Now this pole was not one that you just get a bush and stick up out of the ground. This was a great mass of humanity. I remember in my Sunday School days when I was a youngster, seeing pictures of this scene. There were three or four hundred -- maybe -- folks in the scene, and here was this pole sticking up eight or ten feet in the middle of the camp. No friends, that wouldn't do the trick. This was a mass of humanity and to have it where they could see, this pole had to be a tall pole in the middle of the camp. The question comes, "Where on earth would you find such a pole in the desert?" You'd have to use some other pole that you'd found or some sort of miraculous pole or something to lift that up. The point is you had to see it and you had to believe it and you had to trust it. If you didn't trust it, you wouldn't look.

So it is with us. If we don't trust God, we don't look for God's answers. We don't look for that serpent in the wilderness.

Now go over with me to the third chapter of John. Jesus is talking with Nicodemus. Jesus is explaining to Nicodemus who he is and about what his life is. He said, "Just as Moses lifted up the serpent in the wilderness, so must the Son of Man be lifted up." Why did Moses raise the serpent in the wilderness? To bring healing to his people, to offer them a way of salvation, a way of life. "I'm going to be lifted up," he said, "like that bronze serpent in the wilderness."

Can you see, then, why through the ages we have always seen the scenes of the cross with that central cross higher than all the rest, standing so tall that the whole world can see it from wherever they are? Because in the vision of that cross, the seeing of that cross, in the act of that cross, there is healing. There is healing for broken spirits. There is healing for wounded souls. By looking at the cross, there is healing for those who are destined for destruction. Jesus is saying, "Just as Moses lifted up the serpent in the wilderness, so must the Son of Man be lifted up."

Jesus knew his destiny. He understood it. And as John, years later, is writing about this, he is telling this so that we will understand it in this sense, in this clearer vision. When we pray, when we seek God's forgiveness, when we seek salvation -- life that is, eternal life -- from God, we seek it through that cross. That is the way it has remained through all these days. It is not the way of the world, not the way of the world at all; it is just the way of God. Yes, the people said, "We have sinned. We have spoken with evil against you. Now pray for us. Moses did and those were the results."

Turn with me to Ephesians (2:1-10) and let us take a few moments to look at this writing and think about what Paul was saying. Jesus had his experience. He died on the cross. He was resurrected. That had happened. Now Paul is writing to the Ephesians where he spent over two years on one occasion working with them. He says to those friends of his that he is writing to, "You were dead through trespasses and sins." That is nothing new. "We all did that," he said. Those "trespasses and sins in which you once lived, following the course of this world, following the ruler of the power of the air, the spirit that is at work among those who are disobedient."

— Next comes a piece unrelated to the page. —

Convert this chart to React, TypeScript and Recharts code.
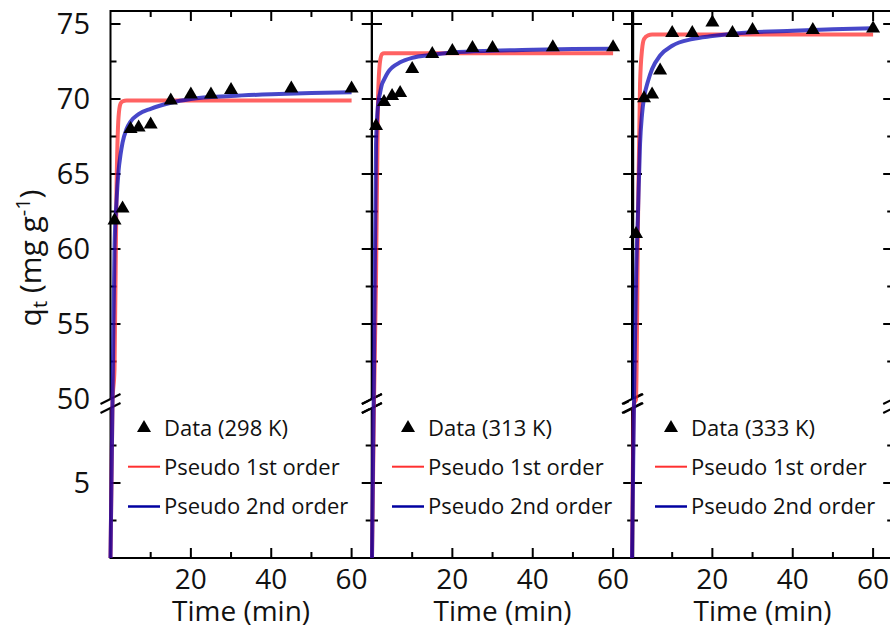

There is a spirit in the world. It is a happy-go-lucky, everything is okay, do what you want to, enjoy life to the full -- all of those things -- and we use some of those phrases ourselves. But if you do that altogether, you don't have much regard for the cross on the hill. You don't have much regard for the serpent of healing raised in the midst of the wilderness, because those things are too burdensome. But to have Christian faith, you work at that giving of yourself.

Now watch the rest. "All of us once lived among them in the passions of our flesh." The apostle is telling his own natural instincts, as well. "Following the desires of flesh and senses, and we were by nature children of wrath, like everyone else." We are no different, Paul said. We are the same. We go wandering along just like everyone else. But God is different. God, "who is rich in mercy, out of the great love with which He loved us even when we were dead through our trespasses, made us alive together with Christ - ."

Here Paul gets wrought-up. He throws in an extra phrase. He tells you the bottom line before he gets to the punch line. "By grace you have been saved." He just blurts that out in the middle of the sentence. "And raised us up with him and seated us with him in the heavenly places with Christ Jesus." Through Christ Jesus all of this has happened. "So that in the ages to come he might show the immeasurable riches of his grace in kindness toward us again in Christ Jesus. For by grace you have been saved through faith, and this is not your own doing; it is the gift of God - not the result of works, so that no one may boast."

And then watch the mercy of God work with us in the next phrase; for you see, we do the best we can. We pray as often as we can and struggle with God and our faith as much as we can, but if we were left to our own inventions we would not have enough goodness to get us anywhere. So watch the next verse. "For we are what he has made us...." Not because we have stayed in the ways we were, but because we have been obedient enough to do the best we can and we have allowed ourselves to be shaped, reformed, remade, re-birthed -- for "he has made us, created in Christ Jesus for good works, which God prepared beforehand to be our way of life."

That is a powerful verse! We need to etch it in our minds. For God has made us to be what we are, and he has made us to be what we are through Christ Jesus. He has done that for good works. And this is what "God prepared beforehand to be our way of life."

Too much, isn't it? Too much all in one day? Oh my! You see us wandering in the wilderness of life, doing like everybody else and the crises come and the challenges come and off in the middle of this wilderness is a calling to "come to me." Jesus said it, "And I, when I am lifted up from the earth, will draw all people to myself."(John 12:32) And there in the middle of the wilderness of life, there rises a cross that reminds us of God's mercy. God has worked through that and worked in us so that we might be ready to do the good works that he has said for us to do. He prepared that to be our way of life.

Let us not forget that there is a higher call and that higher call is through that symbol and it is through the good works God has prepared for us to do. May we then answer that higher call through grace in Christ Jesus, our Lord. Amen.